Roger Christofides is a Lecturer in English Literature at the University of Liverpool. His current research examines representations of the Mediterranean, the Middle East, and North Africa in early modern literature and how those representations can help us to think in new ways about modern conflicts across those regions.
Emma-Louise Whitehead is the Project Co-ordinator for TIDE. She also works as a freelance bibliographer for the Oxford English Dictionary, dealing mainly with early modern religious and scientific texts. This work has brought her into contact with some beautiful rare books at the British Library, and has opened her eyes to the expansion of knowledge, closely linked with travel, that was being recorded in the period. She is also involved with the Shakespeare North theatre project, working on Engagement, and studying for an undergraduate degree in English, with a particular interest in Renaissance drama.

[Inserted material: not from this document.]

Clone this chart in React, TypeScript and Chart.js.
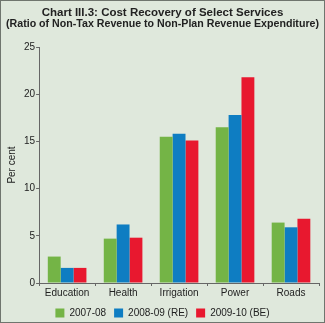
import React, { useEffect, useRef } from "react";
import { Chart, registerables } from "chart.js";

Chart.register(...registerables);

const categories = ["Education", "Health", "Irrigation", "Power", "Roads"];
const series2007 = [2.8, 4.7, 15.5, 16.5, 6.4];
const series2008 = [1.6, 6.2, 15.8, 17.8, 5.9];
const series2009 = [1.6, 4.8, 15.1, 21.8, 6.8];
const seriesLabels = ["2007-08", "2008-09 (RE)", "2009-10 (BE)"];
const titleLines = [
  "Chart III.3: Cost Recovery of Select Services",
  "(Ratio of Non-Tax Revenue to Non-Plan Revenue Expenditure)",
];

export default function App() {
  const ref = useRef<HTMLCanvasElement | null>(null);
  useEffect(() => {
    document.body.style.margin = "0";
    const ctx = ref.current!;
    const font = "'Liberation Sans', Arial, Helvetica, sans-serif";
    const chart = new Chart(ctx, {
      type: "bar",
      data: {
        labels: categories,
        datasets: [
          { label: seriesLabels[0], data: series2007, backgroundColor: "#74b446" },
          { label: seriesLabels[1], data: series2008, backgroundColor: "#0e7dc2" },
          { label: seriesLabels[2], data: series2009, backgroundColor: "#e8182f" },
        ],
      },
      options: {
        animation: false,
        responsive: false,
        maintainAspectRatio: false,
        datasets: { bar: { barPercentage: 1, categoryPercentage: 0.69 } },
        layout: { padding: { left: 5, right: 5, top: 4, bottom: -6 } },
        plugins: {
          title: {
            display: true,
            text: titleLines,
            color: "#222",
            font: { family: font, size: 11.5, weight: "bold", lineHeight: 1.0 },
            padding: { top: 2, bottom: 17 },
          },
          legend: {
            position: "bottom",
            labels: {
              color: "#222",
              font: { family: font, size: 10 },
              boxWidth: 9,
              boxHeight: 9,
              padding: 8,
            },
          },
          tooltip: { enabled: false },
        },
        scales: {
          x: {
            grid: { display: true, drawOnChartArea: false, drawTicks: true, tickLength: 3, color: "#666", offset: true },
            border: { display: true, color: "#666" },
            ticks: { color: "#222", font: { family: font, size: 10 }, padding: 1 },
          },
          y: {
            min: 0,
            max: 25,
            ticks: { stepSize: 5, color: "#222", font: { family: font, size: 10 }, padding: 1 },
            grid: { display: true, drawOnChartArea: false, drawTicks: true, tickLength: 3, color: "#666" },
            border: { display: true, color: "#666" },
            title: { display: true, text: "Per cent", color: "#222", font: { family: font, size: 10 }, padding: { top: 0, bottom: 5 } },
          },
        },
      },
    });
    return () => chart.destroy();
  }, []);
  return (
    <div
      style={{
        width: 325,
        height: 323,
        background: "#dfe8dc",
        border: "1px solid #6f756e",
        boxSizing: "border-box",
        position: "relative",
      }}
    >
      <canvas ref={ref} width={323} height={321} style={{ display: "block" }} />
    </div>
  );
}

Emma-Louise has experience in community arts engagement within the North West, and is particularly interested in TIDE’s work with schools, and outreach undertaken in partnership with theatres, museums, and galleries.
Tom Roberts studied for a BA in English at Queen Mary, University of London before moving to Ireland to pursue an M.Phil in Early Modern History at Trinity College Dublin. After two years in the financial sector, Tom returned to higher education as a PhD researcher on the TIDE project. His thesis will assess how the Italian commedia dell’arte manifested in the English cultural landscape between the beginnings of the secular public theatre in the 1570s and their closure in 1642. His wider research interests include document records of extemporal performance, the English ’Clown’, and immigrant spaces in early modern London.
Emily Stevenson is a PhD student currently focusing on researching the intellectual networks and sources of Richard Hakluyt. She previously studied at the University of Warwick (BA English Literature) and King’s College London (MA Early Modern English Literature), where she gained a British Library reader’s pass and a love of sixteenth and seventeenth century literature. Her MA thesis focused on the political role of Tudor Queens in early Jacobean culture, but after reading Principal Navigations she became fascinated with the rise of travel literature and the ways writers used it to create their nations in the early modern period. She is delighted to be a part of the TIDE project.
TIDE Visiting Fellow
Sylvia Adamson was educated at the University of Cambridge, in the English Faculty and the Department of Linguistics. After a lectureship at the University of Strathclyde, where, together with Colin MacCabe and Alan Durant, she founded the Programme in Literary Linguistics, she returned to Cambridge as University Lecturer in English Language. In 1999, she joined the University of Manchester as Professor of Linguistics and Literary History, and in 2004 moved to Sheffield as Professor of Renaissance Studies in the School of English. She has held Visiting Professorships in the USA (at the University of Virginia) and in Europe (at the University of Naples) and has been3 Visiting Research Fellow at All Souls College in Oxford and at the Research Centre for English and Applied Linguistics in Cambridge. From 2009-2014, she was President of the Philological Society, the UK’s oldest association for the study of language, and remains a life-member of the Society’s Council. Professor Adamson’s research and publications range across literature, language and linguistics, with particular interests in subjectivity, narrative, rhetoric and the history of English. She sees her work as belonging within the tradition of the early Cambridge School critics, Richards and Empson, in its concern with the interrelations between linguistics and literary study, especially as they bear on the psychology of reading. Her distinctive contribution is the introduction of a diachronic dimension to these concerns and she is generally regarded as the UK’s leading exponent of historical stylistics. Her chapters in volumes 3 and 4 of the Cambridge History of the English Language constitute the first modern attempt to write an explanatory history of literary style from 1476 to the present day. Subsequent renaissance work includes Reading Shakespeare’s Dramatic Language (Arden, 2001) and Renaissance Figures of Speech (CUP, 2007). Current projects include contributions to an updating of Raymond Williams’s pioneering Keywords (Keywords for Today, OUP, in press) and to The Cambridge Companion to Shakespeare’s Language (in preparation).